Tithe barn foundations found in Little Park in Southam

A birds-eye view of the excavated site in Southam
Image caption Tithe barns were used to store farmers' produce such as wheat or barley

Archaeologists have uncovered the remains of what they believe to be a medieval tithe barn in Warwickshire.

Foundations from three sides of a stone building were found in Little Park, Southam.

The excavation is being carried out on behalf of Orbit Homes, ahead of the construction of homes for the elderly plus a library and office.

Tithe barns were used to store a tenth of a farmer's produce so it could be given to the Church.

This could include wheat or barley.


Andrew Mann, an archaeologist working on the site, said: "Tithe barns played a significant part in medieval life and the Southam barn would have been an important and prominent building in the town.

"It is not known when or why the barn went out of use and was demolished, but the earliest maps from the late 18th Century show no buildings on this part of the site."

The exposed foundations are 18m long and more than 10m wide. It is thought the original barn would have been about 40m long.

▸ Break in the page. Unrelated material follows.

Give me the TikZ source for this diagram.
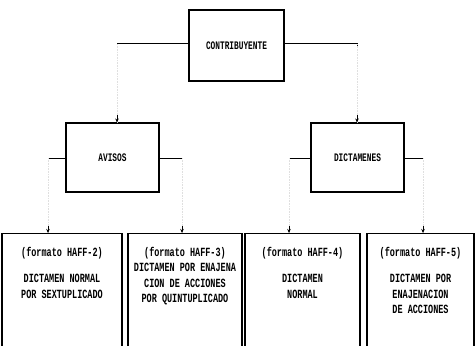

Worcestershire County Council staff are working with Warwickshire County Council on the project.

Caroline Rann, historic environment officer at Warwickshire County Council, said: "We are really pleased with the results of the archaeological work so far and we will be working hard to ensure that the public are being kept informed of progress.

"The co-operation of the developer and their agents on site is much appreciated."